Councillors not drowning, shouting
A new report prepared by the Darebin City Council is the latest setback for a group of councillors pushing for development of a 50-metre pool in the municipality’s northern suburb of Reservoir.
The report, based on advice from LaTrobe University and consulting group Otium and released to the public in late April, recommended spending $38 million to develop the Reservoir Leisure Centre into a “local wellness hub”, but advised against building a 50-metre pool.
Staff at the Reservoir centre and a number of swimming and community groups advocated for a 50-metre pool during consultations. But the report concluded that a large pool would not address the “health and wellbeing needs” of the community.
The report represents a major blow to the faction within the deeply divided council that has been pushing for a new centre to be built in Reservoir.
Councillor Tim Laurence told last month’s council meeting that conditions at the facility were “appalling”, with visitors “standing as sardines in the summer in the 25 metre pool”. The community deserved the same pool as Northcote enjoyed in the 1980s, he said.
At a public council meeting in February, Councillor Gaetano Greco accused Darebin of class discrimination by spending $63 million rebuilding a leisure centre with a 50-metre pool in wealthier Northcote while ignoring the needs of poorer Reservoir.

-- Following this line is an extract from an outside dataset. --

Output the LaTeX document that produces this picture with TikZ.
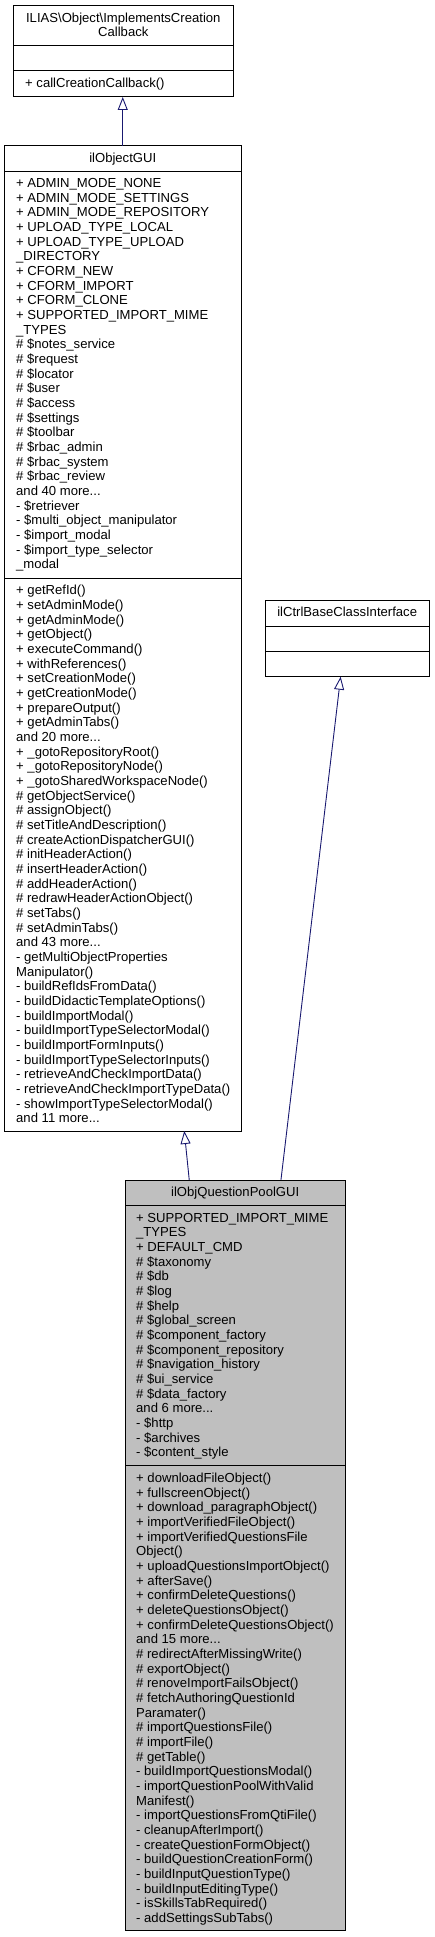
\documentclass[tikz,border=0pt]{standalone}
\usepackage{fontspec}
\setmainfont{Liberation Sans}
\usetikzlibrary{arrows.meta}
\definecolor{edgeblue}{HTML}{191970}
\definecolor{qpfill}{HTML}{BFBFBF}
\newcommand{\threedots}{...}
\tikzset{
  box/.style={draw=black, line width=1pt, fill=white, inner sep=0pt, outer sep=0pt, anchor=north west},
  divline/.style={draw=black, line width=1pt},
  txt/.style={anchor=base west, inner sep=0pt, font=\fontsize{13.1}{14.67}\selectfont, text=black},
  ttl/.style={txt, anchor=base},
  inh/.style={draw=edgeblue, line width=0.9pt, -{Triangle[fill=white, length=13pt, width=10pt]}}
}
\begin{document}
\begin{tikzpicture}[x=1pt,y=-1pt]
\useasboundingbox (0,0) rectangle (435,1937);

% ---- ILIAS\Object\ImplementsCreationCallback
\node[box, minimum width=219.5pt, minimum height=91.3pt] (cb) at (13.5,5.7) {};
\draw[divline] (cb.west |- 0,46) -- (cb.east |- 0,46);
\draw[divline] (cb.west |- 0,71) -- (cb.east |- 0,71);
\node[ttl] (cbt1) at (123.3,22.7) {ILIAS\textbackslash Object\textbackslash ImplementsCreation};
\node[ttl] (cbt2) at (123.3,36.7) {Callback};
\node[txt] (cbm1) at (25,87.7) {+ callCreationCallback()};

% ---- ilObjectGUI
\node[box, minimum width=236.5pt, minimum height=985.3pt] (og) at (4.5,145.7) {};
\draw[divline] (og.west |- 0,171.7) -- (og.east |- 0,171.7);
\draw[divline] (og.west |- 0,578.3) -- (og.east |- 0,578.3);
\node[ttl] (ogt) at (122.75,162.7) {ilObjectGUI};
\foreach \t [count=\i] in {
 {+ ADMIN\_MODE\_NONE},
 {+ ADMIN\_MODE\_SETTINGS},
 {+ ADMIN\_MODE\_REPOSITORY},
 {+ UPLOAD\_TYPE\_LOCAL},
 {+ UPLOAD\_TYPE\_UPLOAD},
 {\_DIRECTORY},
 {+ CFORM\_NEW},
 {+ CFORM\_IMPORT},
 {+ CFORM\_CLONE},
 {+ SUPPORTED\_IMPORT\_MIME},
 {\_TYPES},
 {\# \$notes\_service},
 {\# \$request},
 {\# \$locator},
 {\# \$user},
 {\# \$access},
 {\# \$settings},
 {\# \$toolbar},
 {\# \$rbac\_admin},
 {\# \$rbac\_system},
 {\# \$rbac\_review},
 {and 40 more\threedots},
 {- \$retriever},
 {- \$multi\_object\_manipulator},
 {- \$import\_modal},
 {- \$import\_type\_selector},
 {\_modal}}
  \node[txt] (oga\i) at (16,{187.4+(\i-1)*14.67}) {\t};
\foreach \t [count=\i] in {
 {+ getRefId()},
 {+ setAdminMode()},
 {+ getAdminMode()},
 {+ getObject()},
 {+ executeCommand()},
 {+ withReferences()},
 {+ setCreationMode()},
 {+ getCreationMode()},
 {+ prepareOutput()},
 {+ getAdminTabs()},
 {and 20 more\threedots},
 {+ \_gotoRepositoryRoot()},
 {+ \_gotoRepositoryNode()},
 {+ \_gotoSharedWorkspaceNode()},
 {\# getObjectService()},
 {\# assignObject()},
 {\# setTitleAndDescription()},
 {\# createActionDispatcherGUI()},
 {\# initHeaderAction()},
 {\# insertHeaderAction()},
 {\# addHeaderAction()},
 {\# redrawHeaderActionObject()},
 {\# setTabs()},
 {\# setAdminTabs()},
 {and 43 more\threedots},
 {- getMultiObjectProperties},
 {Manipulator()},
 {- buildRefIdsFromData()},
 {- buildDidacticTemplateOptions()},
 {- buildImportModal()},
 {- buildImportTypeSelectorModal()},
 {- buildImportFormInputs()},
 {- buildImportTypeSelectorInputs()},
 {- retrieveAndCheckImportData()},
 {- retrieveAndCheckImportTypeData()},
 {- showImportTypeSelectorModal()},
 {and 11 more\threedots}}
  \node[txt] (ogm\i) at (16,{594.7+(\i-1)*14.67}) {\t};

% ---- ilCtrlBaseClassInterface
\node[box, minimum width=164.3pt, minimum height=76pt] (ctrl) at (265,600.7) {};
\draw[divline] (ctrl.west |- 0,626) -- (ctrl.east |- 0,626);
\draw[divline] (ctrl.west |- 0,651) -- (ctrl.east |- 0,651);
\node[ttl] (ctrlt) at (347.2,616.7) {ilCtrlBaseClassInterface};

% ---- ilObjQuestionPoolGUI
\node[box, fill=qpfill, minimum width=219.7pt, minimum height=750.7pt] (qp) at (125.3,1180) {};
\draw[divline] (qp.west |- 0,1205.7) -- (qp.east |- 0,1205.7);
\draw[divline] (qp.west |- 0,1465.7) -- (qp.east |- 0,1465.7);
\node[ttl] (qpt) at (235.2,1196.7) {ilObjQuestionPoolGUI};
\foreach \t [count=\i] in {
 {+ SUPPORTED\_IMPORT\_MIME},
 {\_TYPES},
 {+ DEFAULT\_CMD},
 {\# \$taxonomy},
 {\# \$db},
 {\# \$log},
 {\# \$help},
 {\# \$global\_screen},
 {\# \$component\_factory},
 {\# \$component\_repository},
 {\# \$navigation\_history},
 {\# \$ui\_service},
 {\# \$data\_factory},
 {and 6 more\threedots},
 {- \$http},
 {- \$archives},
 {- \$content\_style}}
  \node[txt] (qpa\i) at (136,{1222+(\i-1)*14.67}) {\t};
\foreach \t [count=\i] in {
 {+ downloadFileObject()},
 {+ fullscreenObject()},
 {+ download\_paragraphObject()},
 {+ importVerifiedFileObject()},
 {+ importVerifiedQuestionsFile},
 {Object()},
 {+ uploadQuestionsImportObject()},
 {+ afterSave()},
 {+ confirmDeleteQuestions()},
 {+ deleteQuestionsObject()},
 {+ confirmDeleteQuestionsObject()},
 {and 15 more\threedots},
 {\# redirectAfterMissingWrite()},
 {\# exportObject()},
 {\# renoveImportFailsObject()},
 {\# fetchAuthoringQuestionId},
 {Paramater()},
 {\# importQuestionsFile()},
 {\# importFile()},
 {\# getTable()},
 {- buildImportQuestionsModal()},
 {- importQuestionPoolWithValid},
 {Manifest()},
 {- importQuestionsFromQtiFile()},
 {- cleanupAfterImport()},
 {- createQuestionFormObject()},
 {- buildQuestionCreationForm()},
 {- buildInputQuestionType()},
 {- buildInputEditingType()},
 {- isSkillsTabRequired()},
 {- addSettingsSubTabs()}}
  \node[txt] (qpm\i) at (136,{1482.4+(\i-1)*14.67}) {\t};

% ---- inheritance arrows
\draw[inh] (og.north) -- (og.north |- cb.south);
\draw[inh] ([xshift=-45.9pt]qp.north) -- ([xshift=61.5pt]og.south);
\draw[inh] ([xshift=45.8pt]qp.north) -- ([xshift=-6.5pt]ctrl.south);
\end{tikzpicture}
\end{document}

That project is underway, and due to be completed in 2023.
“There’s some socioeconomic discrimination,” he said.
“Areas that are more depressed in our city are not getting the same attention.”
Cr Greco told The Junction the local community had not been adequately consulted. He argued that the decisions made now could disadvantage future generations, and that the people of Reservoir deserved a complex that was not just revamped but rebuilt.
According to the 2016 census, Reservoir has more than 50,000 residents, making it Australia’s largest suburb by population. However, the existing Reservoir Leisure Centre only has a 25-metre pool.
“It’s not enough to just give the (Reservoir Leisure Centre) a paint-job, it needs something more substantial and particularly, why not us build a 50-metre pool?” Cr Greco said.
In an index of disadvantage that measures income, education and employment, the Australian Bureau of Statistics ranks Reservoir in the thirteenth percentile in Victoria. It is more than six times more disadvantaged than nearby Northcote.
“You almost have like a first and third World,” Cr Greco said. “You have this polarisation that’s occurring.”
He said children and young families in Reservoir needed better facilities, not a centre where “tiles are dropping off and occasionally there’s been a bit of flooding”. The new proposal includes repairs to the existing facilities, but Cr Greco said local children also needed a bigger pool for swimming lessons and carnivals.
“When I was a little kid, a 50-metre pool, that’s where you learnt to swim … that’s where schools could participate and have their competitions.”
But Gary Toner, head of Swim Australia – the peak Australian body for swim schools – said the size of a pool had no real impact on learn-to-swim programs. They could be run in 25-metre, or even 15-metre pools, he said.
Mr Toner said smaller pools “with higher water temperatures” were often best. He said the most important thing for communities was to maximise overall water space with a range of pools for recreation and lessons.
“Once you have people in lanes, they take up a lot of space,” he said. “If there’s a swim club they’d push for 50 metres, but they’re only a small user.”
But Mr Toner recognised there was one key limitation of smaller pool sizes. “What you can’t have at 25-metre pools is a 50-metre competition.”
At the February council meeting, Councillor Julie Williams agreed that a 50-metre pool was needed for competitive swimming. “Parents like myself have had to travel at least 15 kilometres away … so my child could continue being active and at a competition level,” she said.
Cr Williams said the council should “think about this smartly” and build assets to support future population growth. “Why should the people of Reservoir be given second-hand or just Band-Aid jobs?”
Cr Greco said he wanted more consultation with Reservoir residents to see if they wanted a 50-metre pool before any decisions were made. “Why should we make that decision?” he said.
But the push for more consultation was met with resistance from Councillor Tom Hannan, who told February’s meeting the community had already been consulted. “It seems to have been dropped out of the discussion that there has been quite significant consultation with the community up to this point.”
That argument continued into the most recent April 26 council meeting, with a 2019 phone survey of just 300 residents receiving particular criticism from some councillors as being insufficient. Cr Laurence said, “300 people in a survey is a disgrace for a $38 million project”.
Attempts to include the option of a 50-metre pool and to seek more community consultation were ultimately defeated by what Cr Greco previously described as partisan block voting. Cr Greco – who lives in Northcote but has represented one of the city’s northern wards for 14 years – said the council was more divided now than in the past.
“I don’t think there’s enough listening,” he said.
“You don’t just manage power by exerting your dominance on council, you have to pay attention to a minority and how are you inclusive of minority views.”
Council officers will now undertake early design work on various options over the next year before presenting back to the council in April of 2023.
Cr Hannan was contacted but declined to comment. Cr Laurence did not respond to a request for comment.